Guest Blog: Russ Irwin Of Aerosmith
Accomplished singer/songwriter/producer Russ Irwin has been honing his musical chops for over two decades, working with artists ranging from Meat Loaf to Clay Aiken, Aerosmith to Sting.
If you’ve seen Aerosmith over the past 15 years, you may recognize him. He’s the band’s touring keyboardist who’s now co-written the band’s latest single “What Could Have Been Love,” which is currently climbing the charts.
How does Russ stay inspired after all these years? He’s got the answers in this guest blog.
Writing music has been a part of my life for a long time. I started writing songs when I was very young. Probably around the time I was 15. At the time, I was listening to Billy Joel and the Police, and just having fun playing piano and singing the songs that I loved. When you’re young, it’s all based on intuition and your writing without any real craft.
As I developed as a musician and began working professionally, I learned to refine my process. All the classic records that I’d been listening to became the text books for my writing. Zeppelin, The Beatles and Elton John really got in my blood.
Of course after years of writing, inspiration can sometimes be hard to find. But there are ways to be ready when the ideas come. Sometimes it’s a newspaper article, something on TV or it can be just one word that someone say’s to you.
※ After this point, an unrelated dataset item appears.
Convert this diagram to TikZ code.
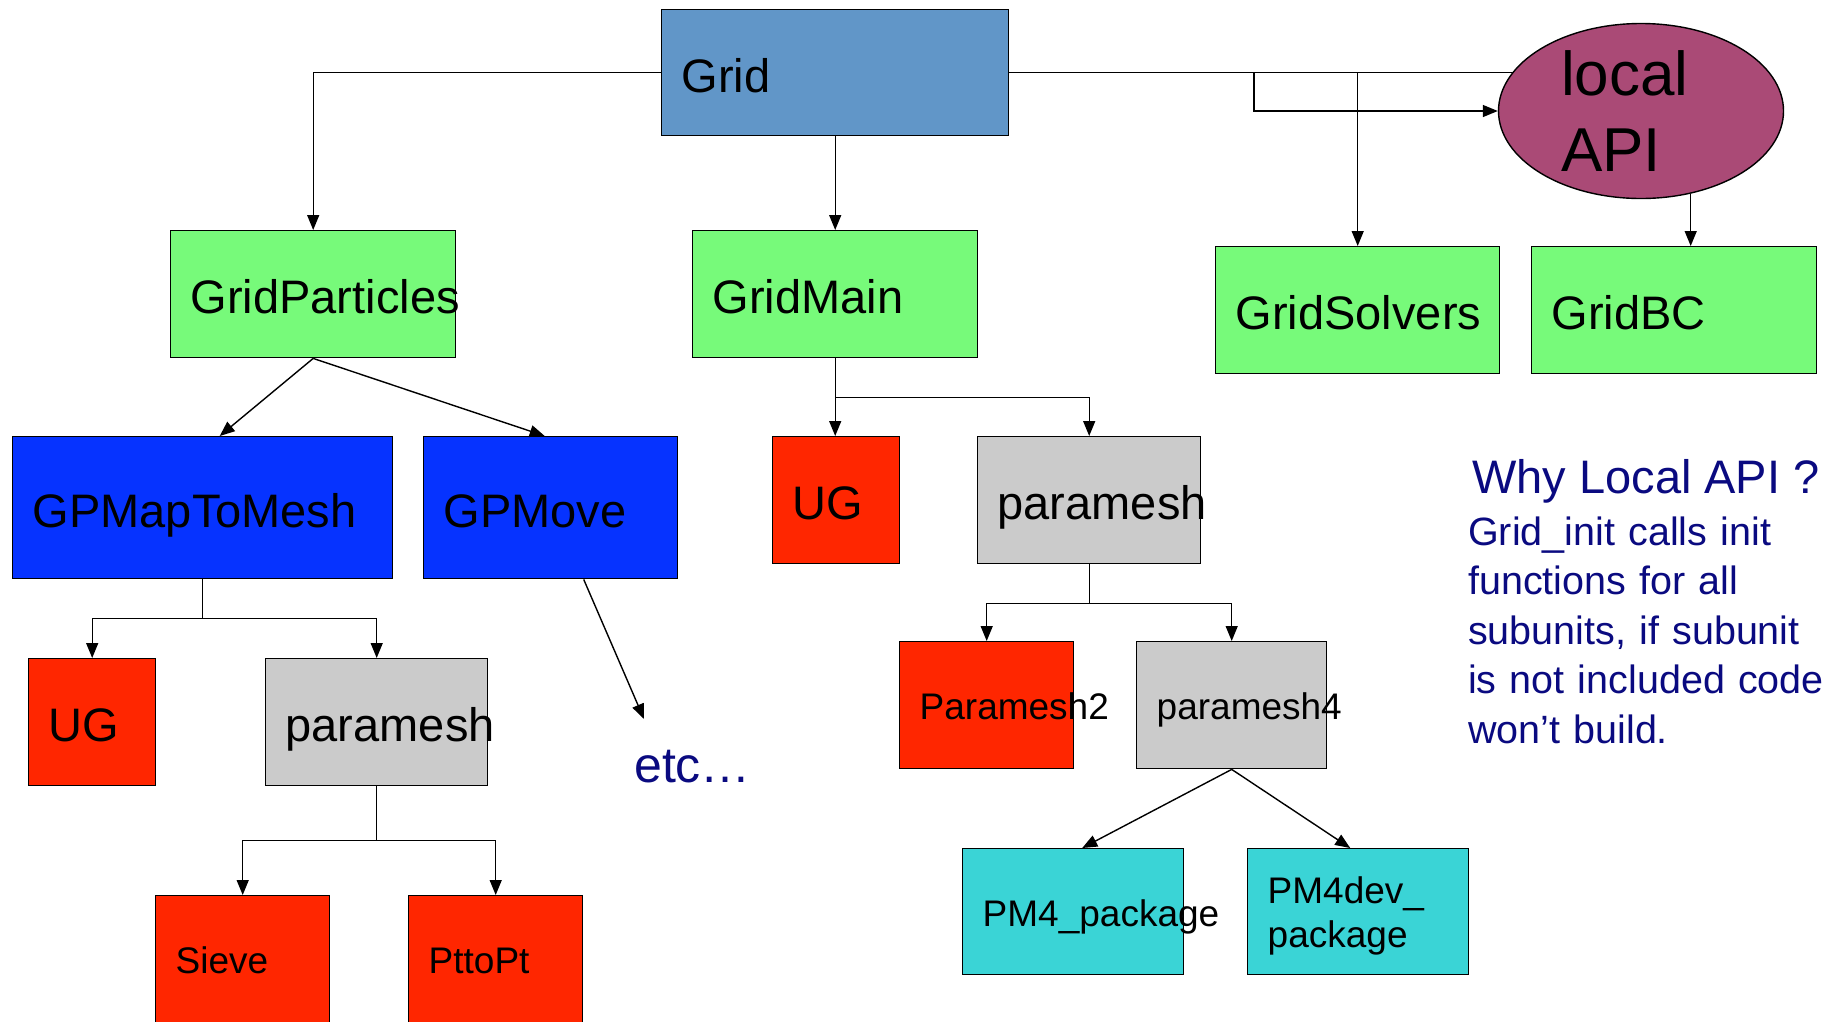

I actually keep a list in my phone of song ideas, titles and themes.
When I write for other people, like Meat Loaf, Foreigner of Aerosmith, it’s a different process because I have an entire catalog of past material that I can use as a reference to generate new idea’s that can be put in context of a modern framework. I always find it’s cool to try and take a classic band and make them sound modern and current.
The time I’ve spent playing keys for Aerosmith really helped me realize that. There’s just something about playing the classics every night that gets into your blood and never goes away and really sets the bar for what you hope to achieve in your own career.
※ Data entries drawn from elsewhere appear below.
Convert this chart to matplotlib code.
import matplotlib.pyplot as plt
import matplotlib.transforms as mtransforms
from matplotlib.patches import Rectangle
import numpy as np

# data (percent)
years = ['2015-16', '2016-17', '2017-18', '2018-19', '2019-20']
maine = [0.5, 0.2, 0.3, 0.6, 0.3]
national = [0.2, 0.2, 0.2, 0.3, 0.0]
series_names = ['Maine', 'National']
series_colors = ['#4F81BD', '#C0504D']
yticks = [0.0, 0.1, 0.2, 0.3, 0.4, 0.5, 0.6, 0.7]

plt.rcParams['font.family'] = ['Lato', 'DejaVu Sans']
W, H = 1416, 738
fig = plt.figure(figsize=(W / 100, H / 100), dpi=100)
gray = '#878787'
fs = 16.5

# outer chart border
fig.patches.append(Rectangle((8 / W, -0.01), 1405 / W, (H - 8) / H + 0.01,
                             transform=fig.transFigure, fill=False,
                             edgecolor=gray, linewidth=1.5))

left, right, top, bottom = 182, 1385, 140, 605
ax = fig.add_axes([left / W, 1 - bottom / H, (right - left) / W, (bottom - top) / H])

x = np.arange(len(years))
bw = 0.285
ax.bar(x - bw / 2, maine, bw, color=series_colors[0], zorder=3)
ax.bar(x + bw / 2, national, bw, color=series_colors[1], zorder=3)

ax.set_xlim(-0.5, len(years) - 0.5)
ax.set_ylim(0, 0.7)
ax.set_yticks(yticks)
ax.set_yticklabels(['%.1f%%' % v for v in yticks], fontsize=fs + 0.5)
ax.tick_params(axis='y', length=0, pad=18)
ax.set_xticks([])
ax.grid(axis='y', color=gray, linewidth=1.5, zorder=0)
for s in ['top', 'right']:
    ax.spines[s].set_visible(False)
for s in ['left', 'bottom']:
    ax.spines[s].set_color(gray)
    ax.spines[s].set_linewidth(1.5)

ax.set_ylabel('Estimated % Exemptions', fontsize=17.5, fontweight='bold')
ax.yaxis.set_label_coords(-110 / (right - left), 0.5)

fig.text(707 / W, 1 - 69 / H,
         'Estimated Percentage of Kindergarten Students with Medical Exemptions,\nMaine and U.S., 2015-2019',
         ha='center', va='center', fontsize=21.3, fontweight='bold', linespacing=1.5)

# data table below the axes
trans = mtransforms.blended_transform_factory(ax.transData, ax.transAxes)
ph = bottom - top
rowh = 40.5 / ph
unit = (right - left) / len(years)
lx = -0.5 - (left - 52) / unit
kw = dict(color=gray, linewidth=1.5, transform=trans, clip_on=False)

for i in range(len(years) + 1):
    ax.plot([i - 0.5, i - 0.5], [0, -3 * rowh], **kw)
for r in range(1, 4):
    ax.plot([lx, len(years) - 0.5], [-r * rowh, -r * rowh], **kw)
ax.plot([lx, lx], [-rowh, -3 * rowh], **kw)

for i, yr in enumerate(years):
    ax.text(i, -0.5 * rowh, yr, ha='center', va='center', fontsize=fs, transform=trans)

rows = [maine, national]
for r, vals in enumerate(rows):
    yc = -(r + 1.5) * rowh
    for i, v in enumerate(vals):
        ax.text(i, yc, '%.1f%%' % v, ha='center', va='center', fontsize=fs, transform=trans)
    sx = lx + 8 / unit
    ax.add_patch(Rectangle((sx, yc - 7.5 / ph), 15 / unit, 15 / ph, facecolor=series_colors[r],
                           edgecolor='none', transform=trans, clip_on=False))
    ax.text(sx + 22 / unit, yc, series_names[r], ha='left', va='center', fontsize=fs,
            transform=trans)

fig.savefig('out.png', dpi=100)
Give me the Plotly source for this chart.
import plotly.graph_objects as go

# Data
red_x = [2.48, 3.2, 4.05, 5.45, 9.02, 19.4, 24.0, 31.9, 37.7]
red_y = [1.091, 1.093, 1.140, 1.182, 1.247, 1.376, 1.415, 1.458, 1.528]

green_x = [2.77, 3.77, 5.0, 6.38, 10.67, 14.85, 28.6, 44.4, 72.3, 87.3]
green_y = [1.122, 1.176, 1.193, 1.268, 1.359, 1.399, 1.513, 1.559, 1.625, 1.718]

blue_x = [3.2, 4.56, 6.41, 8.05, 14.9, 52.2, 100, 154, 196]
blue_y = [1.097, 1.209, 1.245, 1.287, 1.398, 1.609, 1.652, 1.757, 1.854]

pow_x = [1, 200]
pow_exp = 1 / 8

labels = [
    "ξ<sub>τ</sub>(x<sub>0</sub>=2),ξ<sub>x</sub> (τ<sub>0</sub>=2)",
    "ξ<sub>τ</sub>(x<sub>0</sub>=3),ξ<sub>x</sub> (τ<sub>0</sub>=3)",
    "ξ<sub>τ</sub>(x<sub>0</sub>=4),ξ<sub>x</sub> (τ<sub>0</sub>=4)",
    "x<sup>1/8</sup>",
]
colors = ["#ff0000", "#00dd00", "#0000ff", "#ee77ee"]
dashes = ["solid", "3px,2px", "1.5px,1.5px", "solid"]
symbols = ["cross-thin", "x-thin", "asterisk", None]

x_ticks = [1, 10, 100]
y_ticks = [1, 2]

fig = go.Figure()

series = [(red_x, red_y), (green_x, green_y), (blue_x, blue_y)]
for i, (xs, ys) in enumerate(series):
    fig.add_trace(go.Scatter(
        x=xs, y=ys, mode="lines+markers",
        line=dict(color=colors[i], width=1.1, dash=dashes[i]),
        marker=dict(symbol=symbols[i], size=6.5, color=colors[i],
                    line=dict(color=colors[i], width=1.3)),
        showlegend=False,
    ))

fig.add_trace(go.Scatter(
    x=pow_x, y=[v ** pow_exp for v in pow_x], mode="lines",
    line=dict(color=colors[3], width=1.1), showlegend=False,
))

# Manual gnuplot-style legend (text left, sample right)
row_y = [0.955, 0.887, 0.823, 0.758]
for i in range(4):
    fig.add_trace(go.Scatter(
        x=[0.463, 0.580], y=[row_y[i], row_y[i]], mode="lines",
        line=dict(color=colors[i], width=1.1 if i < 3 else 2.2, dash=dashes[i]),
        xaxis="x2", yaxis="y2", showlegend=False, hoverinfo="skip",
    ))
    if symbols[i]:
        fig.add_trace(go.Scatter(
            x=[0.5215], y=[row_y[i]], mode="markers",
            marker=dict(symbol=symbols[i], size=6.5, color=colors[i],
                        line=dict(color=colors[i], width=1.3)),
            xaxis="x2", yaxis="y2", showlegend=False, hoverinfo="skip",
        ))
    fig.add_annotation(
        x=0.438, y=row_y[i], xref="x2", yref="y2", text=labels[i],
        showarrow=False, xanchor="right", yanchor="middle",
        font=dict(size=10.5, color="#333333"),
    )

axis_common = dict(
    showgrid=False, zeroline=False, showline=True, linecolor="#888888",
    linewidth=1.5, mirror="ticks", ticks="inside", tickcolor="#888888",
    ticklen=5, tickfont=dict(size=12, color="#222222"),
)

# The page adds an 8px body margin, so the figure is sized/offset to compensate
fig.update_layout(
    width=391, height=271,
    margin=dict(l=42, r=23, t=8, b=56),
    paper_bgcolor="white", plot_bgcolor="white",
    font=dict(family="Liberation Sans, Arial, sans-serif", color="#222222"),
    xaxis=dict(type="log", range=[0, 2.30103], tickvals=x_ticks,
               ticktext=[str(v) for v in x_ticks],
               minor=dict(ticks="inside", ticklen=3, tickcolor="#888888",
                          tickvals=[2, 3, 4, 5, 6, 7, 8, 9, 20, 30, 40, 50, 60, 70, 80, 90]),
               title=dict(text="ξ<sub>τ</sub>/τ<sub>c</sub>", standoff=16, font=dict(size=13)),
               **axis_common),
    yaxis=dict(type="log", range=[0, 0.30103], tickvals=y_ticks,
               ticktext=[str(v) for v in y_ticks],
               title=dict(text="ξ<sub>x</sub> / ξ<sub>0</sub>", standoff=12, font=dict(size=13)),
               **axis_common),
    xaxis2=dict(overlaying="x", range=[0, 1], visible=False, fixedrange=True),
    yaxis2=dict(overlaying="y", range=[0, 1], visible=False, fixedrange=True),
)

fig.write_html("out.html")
I co-wrote Aerosmith’s “What Could Have Been Love” off of their new record with Steven Tyler. It was originally written as a country song with Tim McGraw in mind. But then, Steven Tyler heard it and loved it, and he added his own twist to it. It’s been cultivated over a long time and it’s a song that I’m incredibly proud of.
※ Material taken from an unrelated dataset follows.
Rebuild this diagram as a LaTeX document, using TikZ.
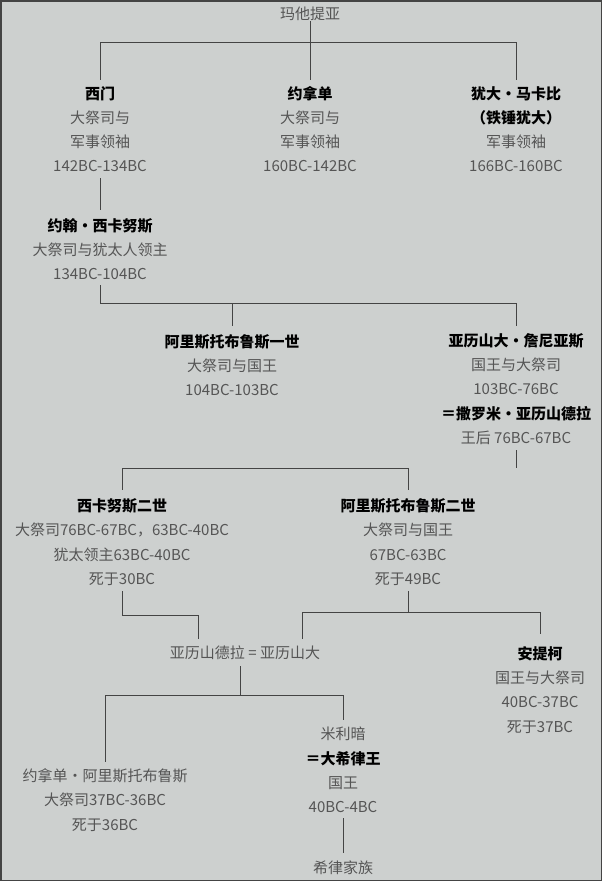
\documentclass[tikz,border=0pt]{standalone}
\usepackage{fontspec}
\setmainfont{Noto Sans CJK SC}
\begin{document}
\begin{tikzpicture}[x=1pt,y=-1pt,
  every node/.style={inner sep=0pt,align=center,text=txt,font=\fontsize{15}{24.2}\selectfont},
  ln/.style={draw=lin,line width=0.9pt}]
\definecolor{bg}{HTML}{CDD0CF}\definecolor{txt}{HTML}{555555}\definecolor{lin}{HTML}{444444}
\newcommand{\bn}[1]{\textcolor{black}{\bfseries #1}}
\fill[bg] (0,0) rectangle (602,881);
\draw[lin,line width=1.5pt] (0.75,0.75) rectangle (601.25,880.25);
\node (m) at (310,14) {玛他提亚};
\node (simon) at (100,129) {\bn{西门}\\大祭司与\\军事领袖\\142BC-134BC};
\node (jon) at (310,129) {\bn{约拿单}\\大祭司与\\军事领袖\\160BC-142BC};
\node (jud) at (516,129) {\bn{犹大·马卡比}\\\bn{（铁锤犹大）}\\军事领袖\\166BC-160BC};
\node (jh) at (100,249) {\bn{约翰·西卡努斯}\\大祭司与犹太人领主\\134BC-104BC};
\node (ar1) at (232,365) {\bn{阿里斯托布鲁斯一世}\\大祭司与国王\\104BC-103BC};
\node (aj) at (516,389) {\bn{亚历山大·詹尼亚斯}\\国王与大祭司\\103BC-76BC\\\bn{＝撒罗米·亚历山德拉}\\王后 76BC-67BC};
\node (h2) at (122,542) {\bn{西卡努斯二世}\\大祭司76BC-67BC，63BC-40BC\\犹太领主63BC-40BC\\死于30BC};
\node (ar2) at (408,542) {\bn{阿里斯托布鲁斯二世}\\大祭司与国王\\67BC-63BC\\死于49BC};
\node (aa) at (245,653) {亚历山德拉 = 亚历山大};
\node (ant) at (540,690) {\bn{安提柯}\\国王与大祭司\\40BC-37BC\\死于37BC};
\node (mh) at (343,770) {米利暗\\\bn{＝大希律王}\\国王\\40BC-4BC};
\node (ja) at (105,800) {约拿单·阿里斯托布鲁斯\\大祭司37BC-36BC\\死于36BC};
\node (hf) at (343,868) {希律家族};
\draw[ln] (m.south) -- (310,42) (100,42) -- (516,42);
\draw[ln] (100,42) -- (100,80) (310,42) -- (310,80) (516,42) -- (516,80);
\draw[ln] (simon.south|-0,178) -- (100,210);
\draw[ln] (100,285) -- (100,303) -- (516,303) -- (516,326) (232,303) -- (232,326);
\draw[ln] (516,450) -- (516,468) (122,468) -- (408,468) (122,468) -- (122,490) (408,468) -- (408,490);
\draw[ln] (122,591) -- (122,615) -- (198,615) -- (198,639);
\draw[ln] (408,591) -- (408,612) (302,612) -- (540,612) (302,612) -- (302,639) (540,612) -- (540,634);
\draw[ln] (240,666) -- (240,695) (105,695) -- (343,695) (105,695) -- (105,762) (343,695) -- (343,720);
\draw[ln] (343,818) -- (343,853);
\end{tikzpicture}
\end{document}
But when you’re writing for yourself it’s different. It’s a blank slate with endless possibilities, so the process is much more intense. There’s a lot of soul-searching involved.
Once you have an idea, you need to decide on the music that supports it. Does this sound like a ballad? Or would this be more up-tempo? In the end, the song needs to be a marriage between the music and the lyrics.
For my album Get Me Home, I learned that working under pressure and spontaneity was an amazing experience for me. Before we went to record the album, I didn’t have any material. I was on a deadline and needed to get songs written before we got into the studio. It’s was when the pressure was on that I start writing songs left and right. For me, it’s a great way to work. The song ‘Manhattan’ I actually started writing on the plane from LA to New York on my way to the first sessions for the album. Get Me Home is the work that I’m most of proud of that I’ve done so far in my life.